What are the chances that such a gathering could conduct useful business, given the country’s current state? Not great: political processes do not follow predictable tracks. Yet if we remove constitutional decisions about the future from self-interested political parties, if we refer them to an assembly that pointedly meets outside Washington, and answers to no one in it, you have the possibility of political negotiation that results in durable change. Most would say that if you wait for such change to come out of Washington’s political processes, you will wait a long time.

How to organize an assembly like this one would not be difficult. It should take place in a medium size city in the country’s geographical center: Des Moines, Iowa, or Lincoln, Nebraska. Each state would send as many delegates as it likes, yet states would prefer reasonably unified delegations, as each state has one vote at the assembly.

In this way, the assembly’s decision making process accords with the first constitutional convention in 1787, and with the Constitution’s requirements to amend that document. Nine of thirteen colonies had to ratify the Constitution in 1787, and the Bill of Rights shortly thereafter. Today, thirty-four of fifty states would have to approve changes to our founding document, or other changes that affect our current Constitution.
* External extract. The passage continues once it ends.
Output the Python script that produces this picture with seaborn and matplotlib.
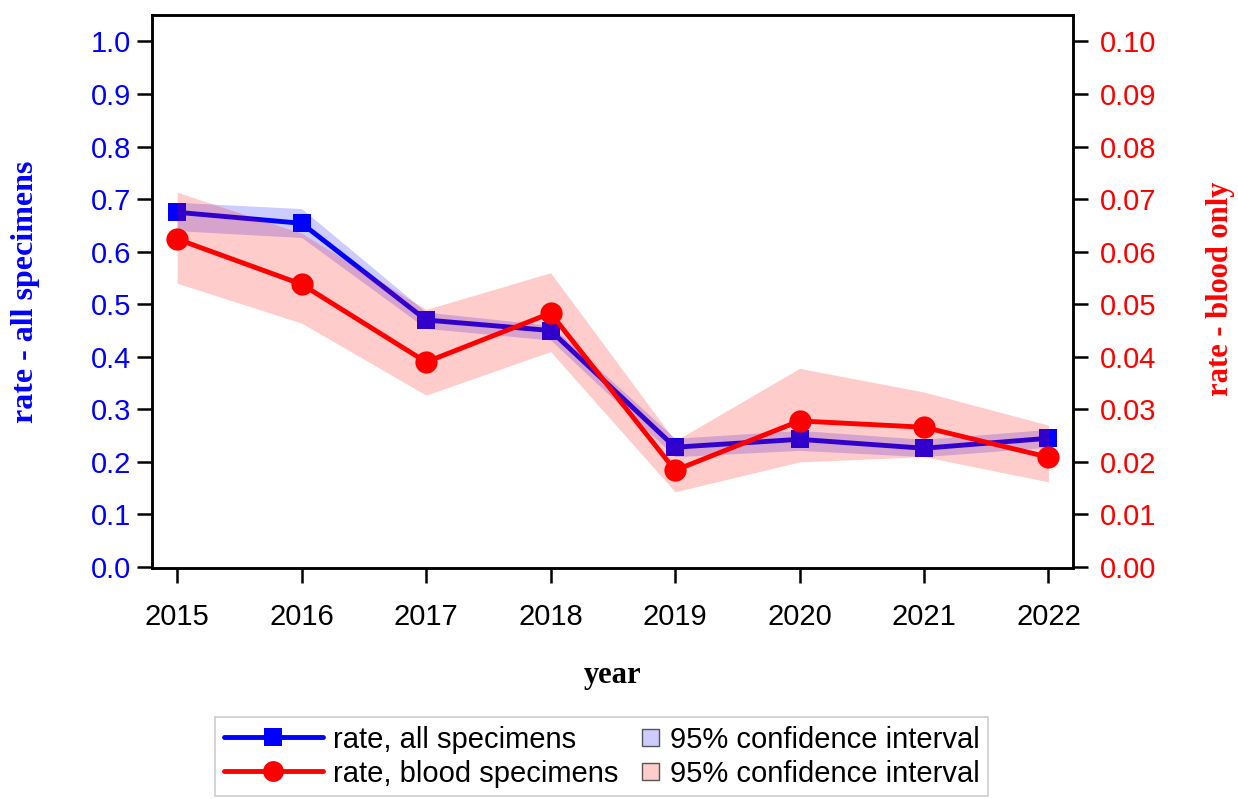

Organizers would have to trust that such an assembly would not go off the rails. Without leadership that fosters tolerance and business-like processes, the assembly could make conflicts worse. The original convention had George Washington and Benjamin Franklin. The Senate in 1856 had Preston Brooks, who beat Charles Sumner near death on the Senate floor. The nation regarded the attack as a sign of things to come. Leadership would have to make civility a watchword for the assembly’s proceedings.

Without civility, without reasonable results to bring back to their states, delegates and citizens who appointed them would conclude the meetings a waste of time. With a commitment to constructive outcomes rooted in good-faith negotiations, however, the country as a whole would tolerate a high level of conflict. Most important, sober delegates who act in good faith would return to their constituencies confidently. They could submit the assembly’s decisions for approval without doubts.

The same would go for power centers in Washington. So long as the assembly conducts its business in accordance with the Constitution, the Death Star in Washington would have to obey. By using that term, I acknowledge that many in Washington would not likely accept any reduction in their dominant control over the states. The assembly must adhere to legitimate processes, to show that Washington no longer has moral, political, or legal authority to maintain its power. If Washington tries to rely on force, so be it. It will lose.

The Supreme Court and civic pressure would ensure they do. If, for example, the assembly enacts a breakup of the country into several autonomous regions, and thirty-four states approve the new arrangement, representative assemblies in Washington would have to go home, not to return. The executive branch would become superfluous as well.

If the assembly directs that income tax revenue no longer flows to Washington’s Treasury Department, the federal government has lost its operating funds. If the assembly directs that all armed forces answer to the states, the Department of Defense ceases its operations. If states decide they control their own borders, Homeland Security has nothing to do. If states decide they enact and enforce all laws within their borders, Department of Justice likewise loses authority along with the legislative branch. And so on.

Two-thirds of the original thirteen states had to approve the 1787 Constitution, in order to create the federal government. What has become a leviathan continues to exist at the sufferance of the states. If two-thirds of the states decide now that the federal government has outlived its usefulness, it ceases to exist. That counts as a revolution, to be sure, a legal and non-violent one. If the federal government refuses to disband under those circumstances, or refuses any other directive approved by the states, we would all know after that where legality resides.